A causa del loro abbigliamento bizzarro, della lingua incomprensibile, del loro vivere di elemosina e per le pratiche di chiaroveggenza (scambiata per stregoneria) le autorità locali emanarono una serie di decreti che penalizzavano e discriminavano la popolazione.
In Germania, la pena di morte (riservata agli uomini) venne estesa anche alle donne zingare. Inoltre, nel 1500, un provvedimento imperiale garantì l’impunità a chiunque avesse ucciso uno di loro. In Spagna, nel 1492 furono condannati all’esilio assieme ai mori e agli ebrei. In Ungheria furono accusati di cannibalismo. In Italia, il primo decreto di espulsione fu emanato a Milano nel 1512 perché accusati di portare la peste.
Le persecuzioni ebbero fine intorno al XVIII secolo, quando i sovrani dell’epoca, invece di condannarli a morte o all’esilio, cercarono di integrarli con la popolazione del luogo.
Questo, però, significava spogliarli delle loro tradizioni e delle loro usanze. Ad esempio, in Ungheria e Transilvania furono obbligati ad abbandonare la loro lingua per esprimersi esclusivamente nella lingua nazionale. Inoltre, dovevano rinunciare alla loro vita nomade per stabilirsi in appartamenti, esercitare mestieri comuni, non mendicare, andare in chiesa e vestirsi come la popolazione locale. In cambio, il governo distribuiva case, mezzi agricoli e bestiame. L’iniziativa fallì.
I diversi Paesi, col tempo, divennero più liberali nei loro confronti, tant’è che in Romania, tra il 1855 e il 1856, vennero liberati dalla schiavitù. Da lì in poi, cominciò un’altra ondata migratoria che coinvolse non solo l’Europa, ma anche l’America, Brasile e Argentina.
Tuttavia, dato lo storico odio nei loro confronti, finirono nel mirino dei nazisti. Circa 500mila morirono in quello che gli zingari chiamano “barò porrajmos” (che in lingua romanì significa “il grande genocidio”). Considerati una razza inferiore e “asociali“, i gitani erano talmente discriminati tra i discriminati che ad Auschwitz vivevano in baracche a loro riservate.
Rom in Italia
I dati in Italia non sono precisi, si va dai circa 80 mila a 200 mila. Circa l’80% di loro ha la cittadinanza italiana e il 20% sarebbe straniero e proveniente per lo più dai Balcani. Circa la metà di loro non supera i 18 anni e appena il 3% arriva supera i 60 anni di età. Il tasso di natalità è alto (5-6 bambini a famiglia), così come lo è quello di mortalità.
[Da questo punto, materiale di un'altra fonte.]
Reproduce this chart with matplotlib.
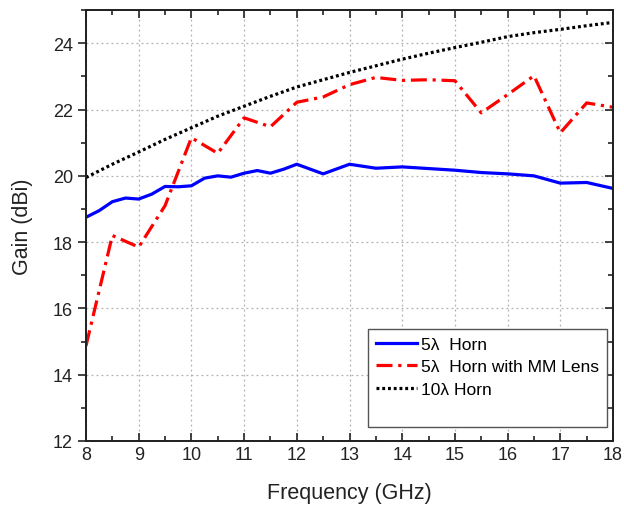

Il matrimonio, in genere, avviene in giovane età ed è regolato da usanze e tradizioni che variano in base all’etnia di appartenenza. Ad esempio, per i sinti avviene tramite “la fuga” (i due ragazzi vivono per qualche giorno da alcuni parenti). Per i rom la famiglia dello sposo “compra” la sposa (cioè corrisponde una cifra in denaro alla famiglia della giovane come una sorta di risarcimento).